The Tiangong station will be key to China’s ambitious space program.
China recently launched the first module of its Tiangong (“Heavenly Palace”) station, which could compete with the aging International Space Station (ISS).
“A palace in the sky will no longer be just a romantic fantasy of the ancients,” said a Chinese state TV anchor describing the successful launch.
The launch created controversy: after reaching orbit and deploying the Tianhe (“Harmony of Heavens”) module, the core stage of the Long March 5B rocket fell in an uncontrolled reentry back to Earth, hitting the Indian Ocean uncomfortably close to the Maldives.
Tiangong is expected to need around 10 missions to bring components into orbit and assemble them into the final station, which Chinese authorities anticipate will become operational in late 2022. Once completed, it will remain in low Earth orbit.
The Tianhe module, which is the main component of the station, will house life support equipment and living quarters for the astronauts. The space station will be able to support three astronauts on a long-term basis, and up to six crew members for shorter missions. The crew will perform experiments and test technologies in the lab modules; analysts suspect that some of that work might be military research and development.
Two more Long March 5B rockets will carry the station’s laboratory modules, and other rocket variants will launch smaller parts. And China plans to launch astronauts into space for the first time in four years this June.
The Tianhe module is 54.4 feet long, has a diameter of 13.7 feet, and weighs almost 25 tons—making it the largest spacecraft China has ever constructed. It features 1,765 cubic feet of living space; if you add in the two lab capsules, the available square footage almost doubles. The core module has two berth ports that connect to the labs, as well as three docking ports for spacecraft and cargo. It also has an access port to allow astronauts to conduct space walks.
Once the labs are attached in 2022, Tiangong will form a “T” shape, with the core module in the middle and the labs docked around it. One of the labs, named Wentian (“Quest for Heaven”), will be used primarily for scientific and technological experiments. It will also serve as an emergency working and living shelter should the core module experience problems. It contains some of the management and control functions of the core module.

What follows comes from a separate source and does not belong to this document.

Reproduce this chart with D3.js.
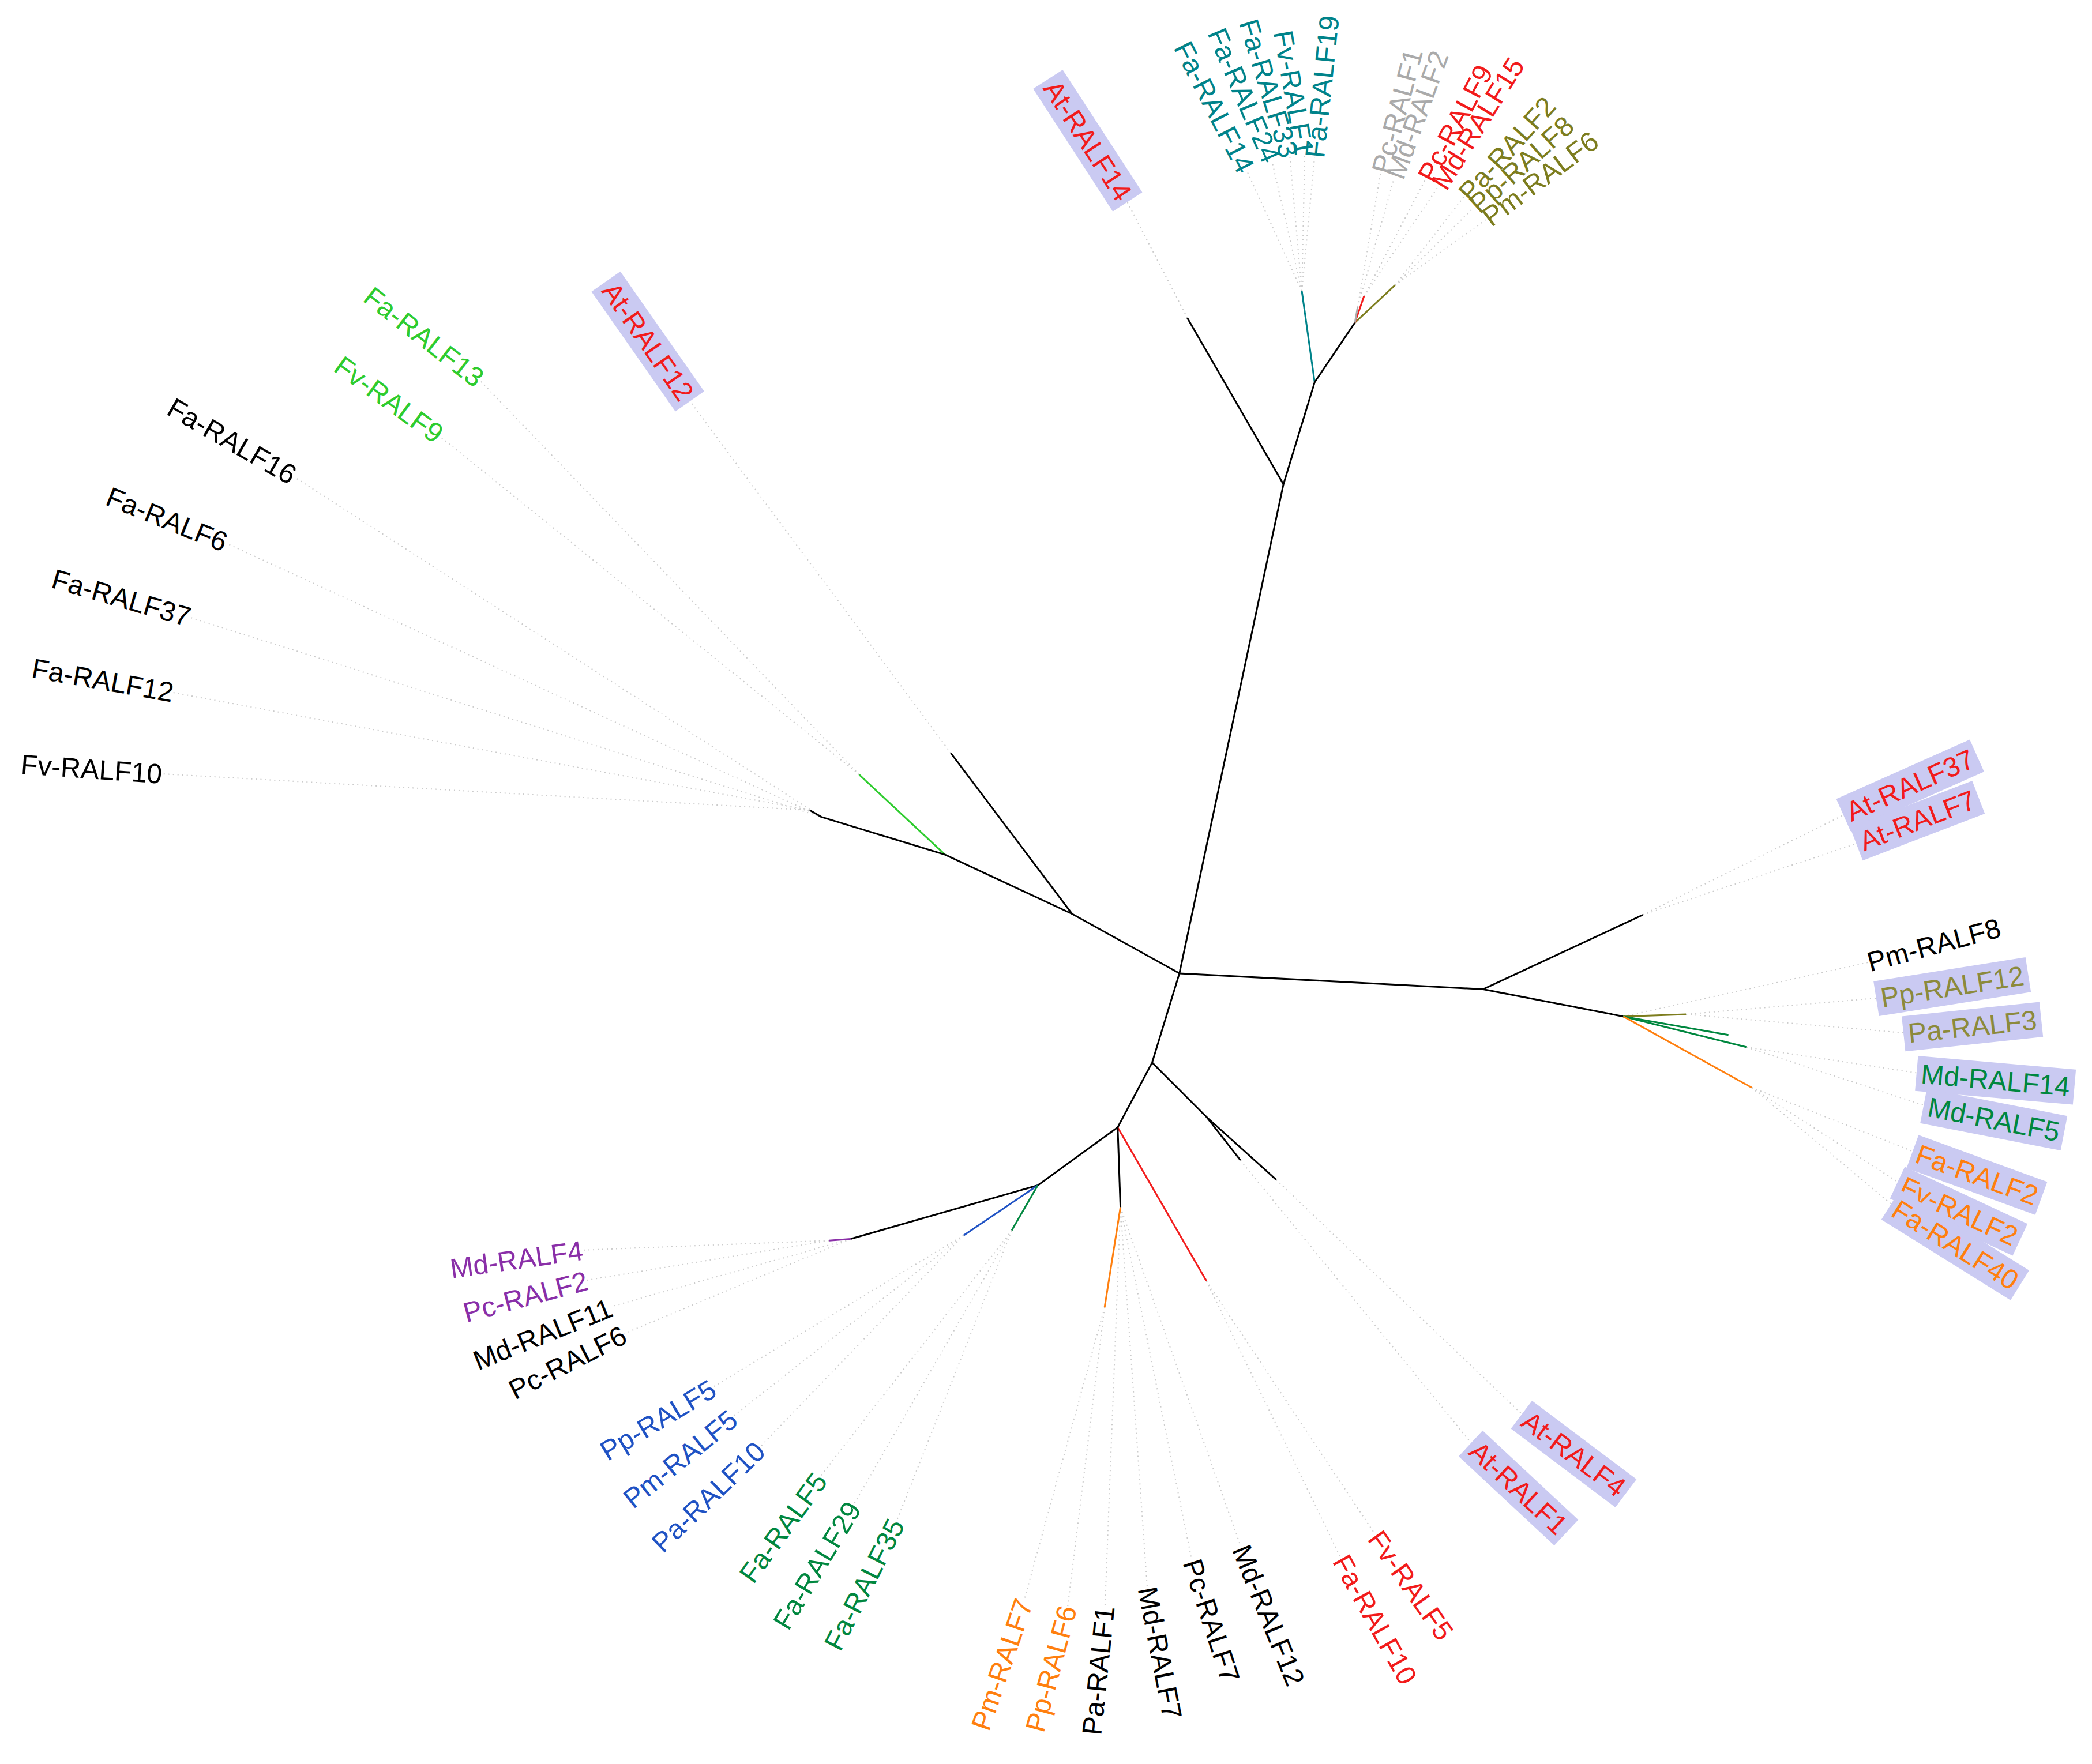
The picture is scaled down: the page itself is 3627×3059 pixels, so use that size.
<!DOCTYPE html>
<html lang="en">
<head>
<meta charset="UTF-8">
<title>RALF tree</title>
<script src="https://d3js.org/d3.v7.min.js"></script>
<style>
  body { margin: 0; background: #fff; }
  .lab { font: 48px "Liberation Sans", Arial, sans-serif; }
</style>
</head>
<body>
<svg width="3627" height="3059"></svg>
<script>
    // colours used in the picture
    const C = {
        k: "#000", red: "#f21b1b", teal: "#00838a", grey: "#aaaaaa", olive: "#7d7d1e",
        lime: "#2ecc2e", dgreen: "#00873f", orange: "#ff7f0e", blue: "#1f52c4", purple: "#8a2fa8"
    };

    // branches: [node, parent, length, angle(deg), colour]
    const edges = [
        ["n1", "R", 375, -78, "k"], ["a14", "n1", 144, -120, "k"], ["n2", "n1", 80, -73, "k"],
        ["tealT", "n2", 69, -98, "teal"], ["n3", "n2", 54, -56, "k"], ["olT", "n3", 41, -43, "olive"],
        ["redT", "n3", 21, -71, "red"], ["greyT", "n3", 12, -80, "grey"],
        ["n4", "R", 92, -151, "k"], ["a12", "n4", 151, -127, "k"], ["n5", "n4", 105, -155, "k"],
        ["limeT", "n5", 88, -137, "lime"], ["n6", "n5", 97, -163, "k"], ["n6b", "n6", 10, -150, "k"],
        ["n7", "R", 228, 3, "k"], ["a37", "n7", 132, -25, "k"], ["n8", "n7", 107, 11, "k"],
        ["olR", "n8", 47, -2, "olive"], ["grR", "n8", 95, 14, "dgreen"], ["grR2", "n8", 80, 10, "dgreen"],
        ["orR", "n8", 110, 29, "orange"],
        ["n9", "R", 70, 107, "k"], ["n10", "n9", 58, 45, "k"], ["a4", "n10", 70, 42, "k"], ["a1", "n10", 41, 52, "k"],
        ["n11", "n9", 55, 118, "k"], ["n12", "n11", 74, 144, "k"], ["n13", "n12", 146, 164, "k"],
        ["puT", "n13", 16, 176, "purple"], ["blT", "n12", 67, 146, "blue"], ["gbT", "n12", 39, 120, "dgreen"],
        ["redB", "n11", 133, 60, "red"], ["n14", "n11", 60, 88, "k"], ["orB", "n14", 76, 99, "orange"]
    ];

    // labels: [name, colour, highlighted, leaf node, angle, radius, text rotation, anchor]
    const labels = [
        ["Fv-RALF10", "k", 0, "n6b", -168.9, 777, 4, "end"],
        ["Fa-RALF12", "k", 0, "n6b", -164.4, 783, 10, "end"],
        ["Fa-RALF37", "k", 0, "n6", -160.2, 788, 16, "end"],
        ["Fa-RALF6", "k", 0, "n6", -155.7, 784, 22, "end"],
        ["Fa-RALF16", "k", 0, "n6", -150.7, 761, 30, "end"],
        ["Fv-RALF9", "lime", 0, "limeT", -144.0, 685, 36, "end"],
        ["Fa-RALF13", "lime", 0, "limeT", -139.7, 687, 38, "end"],
        ["At-RALF12", "red", 1, "a12", -130.5, 568, 55, "end"],
        ["At-RALF14", "red", 1, "a14", -94.0, 583, 57, "end"],
        ["Fa-RALF14", "teal", 0, "tealT", -85.2, 604, 63, "end"],
        ["Fa-RALF24", "teal", 0, "tealT", -83.5, 613, 67, "end"],
        ["Fa-RALF33", "teal", 0, "tealT", -82.3, 618, 73, "end"],
        ["Fv-RALF1", "teal", 0, "tealT", -81.3, 621, 80, "end"],
        ["Fa-RALF19", "teal", 0, "tealT", -80.6, 620, -84, "start"],
        ["Pc-RALF1", "grey", 0, "greyT", -75.9, 619, -75, "start"],
        ["Md-RALF2", "grey", 0, "greyT", -74.9, 618, -70, "start"],
        ["Pc-RALF9", "red", 0, "redT", -72.8, 623, -62, "start"],
        ["Md-RALF15", "red", 0, "redT", -71.8, 621, -58, "start"],
        ["Pa-RALF2", "olive", 0, "olT", -69.9, 620, -48, "start"],
        ["Pp-RALF8", "olive", 0, "olT", -69.0, 615, -42, "start"],
        ["Pm-RALF6", "olive", 0, "olT", -67.9, 610, -37, "start"],
        ["At-RALF37", "red", 1, "a37", -13.5, 515, -24, "start"],
        ["At-RALF7", "red", 1, "a37", -10.9, 520, -21, "start"],
        ["Pm-RALF8", "k", 0, "n8", -0.9, 516, -15, "start"],
        ["Pp-RALF12", "olive", 1, "olR", 2.0, 526, -9, "start"],
        ["Pa-RALF3", "olive", 1, "olR", 4.7, 548, -6, "start"],
        ["Md-RALF14", "dgreen", 1, "grR", 7.7, 561, 5, "start"],
        ["Md-RALF5", "dgreen", 1, "grR", 10.1, 570, 11, "start"],
        ["Fa-RALF2", "orange", 1, "orR", 13.7, 569, 20, "start"],
        ["Fv-RALF2", "orange", 1, "orR", 16.3, 564, 25, "start"],
        ["Fa-RALF40", "orange", 1, "orR", 18.1, 564, 32, "start"],
        ["At-RALF4", "red", 1, "a4", 52.1, 422, 37, "start"],
        ["At-RALF1", "red", 1, "a1", 58.1, 418, 43, "start"],
        ["Fv-RALF5", "red", 0, "redB", 70.8, 445, 55, "start"],
        ["Fa-RALF10", "red", 0, "redB", 74.6, 454, 61, "start"],
        ["Md-RALF12", "k", 0, "n14", 83.9, 432, 68, "start"],
        ["Pc-RALF7", "k", 0, "n14", 88.8, 440, 72, "start"],
        ["Md-RALF7", "k", 0, "n14", 93.0, 461, 79, "start"],
        ["Pa-RALF1", "k", 0, "n14", 96.7, 478, -84, "end"],
        ["Pp-RALF6", "orange", 0, "orB", 100.0, 482, -75, "end"],
        ["Pm-RALF7", "orange", 0, "orB", 103.9, 484, -71, "end"],
        ["Fa-RALF35", "dgreen", 0, "gbT", 117.3, 462, -63, "end"],
        ["Fa-RALF29", "dgreen", 0, "gbT", 121.5, 467, -59, "end"],
        ["Fa-RALF5", "dgreen", 0, "gbT", 125.5, 463, -54, "end"],
        ["Pa-RALF10", "blue", 0, "blT", 131.5, 474, -44, "end"],
        ["Pm-RALF5", "blue", 0, "blT", 135.2, 471, -39, "end"],
        ["Pp-RALF5", "blue", 0, "blT", 138.4, 467, -31, "end"],
        ["Pc-RALF6", "k", 0, "n13", 147.0, 496, -27, "end"],
        ["Md-RALF11", "k", 0, "n13", 149.6, 494, -22, "end"],
        ["Pc-RALF2", "purple", 0, "puT", 152.6, 500, -15, "end"],
        ["Md-RALF4", "purple", 0, "puT", 155.1, 493, -8, "end"]
    ];

    // picture units -> page pixels
    const x = d3.scaleLinear().domain([0, 1568]).range([0, 3627]);
    const y = d3.scaleLinear().domain([0, 1323]).range([0, 3059]);
    const root = { x: 884, y: 730 };
    const rad = d => d * Math.PI / 180;
    const polar = (p, len, ang) => ({ x: p.x + len * Math.cos(rad(ang)), y: p.y + len * Math.sin(rad(ang)) });

    const pos = { R: root };
    edges.forEach(([id, par, len, ang]) => { pos[id] = polar(pos[par], len, ang); });

    const svg = d3.select("svg");
    const gDots = svg.append("g"), gTree = svg.append("g"), gLab = svg.append("g");

    // dotted leaders from leaves to labels
    gDots.selectAll("line").data(labels).join("line")
        .attr("x1", d => x(pos[d[3]].x)).attr("y1", d => y(pos[d[3]].y))
        .attr("x2", d => x(polar(root, d[5], d[4]).x)).attr("y2", d => y(polar(root, d[5], d[4]).y))
        .attr("stroke", "#cccccc").attr("stroke-width", 2).attr("stroke-dasharray", "2,6");

    // branches
    gTree.selectAll("line").data(edges).join("line")
        .attr("x1", d => x(pos[d[1]].x)).attr("y1", d => y(pos[d[1]].y))
        .attr("x2", d => x(pos[d[0]].x)).attr("y2", d => y(pos[d[0]].y))
        .attr("stroke", d => C[d[4]]).attr("stroke-width", 3);

    // labels
    const lg = gLab.selectAll("g").data(labels).join("g")
        .attr("transform", d => {
            const p = polar(root, d[5], d[4]);
            return `translate(${x(p.x)},${y(p.y)}) rotate(${d[6]})`;
        });
    lg.append("text").attr("class", "lab")
        .attr("text-anchor", d => d[7]).attr("dy", "0.35em")
        .attr("fill", d => d[2] && d[1] === "olive" ? "#8c8a3c" : C[d[1]])
        .text(d => d[0]);
    lg.filter(d => d[2]).each(function () {
        const b = d3.select(this).select("text").node().getBBox();
        d3.select(this).insert("rect", "text")
            .attr("x", b.x - 8).attr("y", b.y - 4).attr("width", b.width + 16).attr("height", b.height + 8)
            .attr("fill", "#cacaf2");
    });
</script>
</body>
</html>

The second lab capsule, named Mengtian (“Dreaming of Heavens”), will likely function more like a pure research module, without the “lifeboat” capabilities of the Wentian capsule. It also comes equipped with a special airlock chamber that will allow astronauts to move cargo and instruments in and out of the module with the help of mechanical arms.
As a whole, the station will have 14 internal experiment racks and 50 external ports for studies of the space environment.
Scott Manley examines China’s ambitious new station.
The completed station will be roughly as big as the Cold War-era Soviet Mir station and only about a quarter of the size of the ISS. While its predecessors were prototypes that weren’t intended to last long, Tiangong is expected to last at least a decade—and odds are that it will be an increasingly important space asset for China.
China has been effectively barred from the ISS thanks to geopolitical tensions. In fact, if NASA wants to work with its Chinese counterpart, it will first need Congress to pass a law allowing it. American legislators point to concerns over intellectual property theft and industrial espionage as major obstacles to any attempts at cooperation.
And while Tiangong isn’t geared toward international collaboration like the ISS, China has said it is open to working with other nations on the platform. One catch to overcome: the Chinese docking mechanism differs from the one on the ISS, meaning that astronauts from other nations may have to travel to Tiangong on a Chinese vessel. This doesn’t seem to have dissuaded other nations, 17 of which have already committed to conduct experiments aboard the station.
The ISS is approaching the end of its service life: funding and partnership agreements run out in 2024, and NASA has only cleared the station to fly until 2028. The facility is facing an uncertain future now that Russia has announced its intent to withdraw from the program in 2025. It’s possible that, in a few years, China will have the only functioning space station in orbit!
The country has made no secret of its ambitions to challenge U.S. and Russian primacy in space. And while the latter nations have decades of experience, China is working hard to catch up. The first Chinese “taikonaut” went to space only in 2003. The space station will be another showpiece for China, which has bluntly stated its ambitions to become a “great space power,” according to Chinese President Xi Jinping.
“The successful launch of the Tianhe core module indicates that the construction of our country’s space station has entered the stage of full implementation and laid a solid foundation for subsequent missions,” said Xi. “The construction of a space station and the establishment of a national space laboratory … is an important leading project for building a powerful country in science and technology and aerospace.”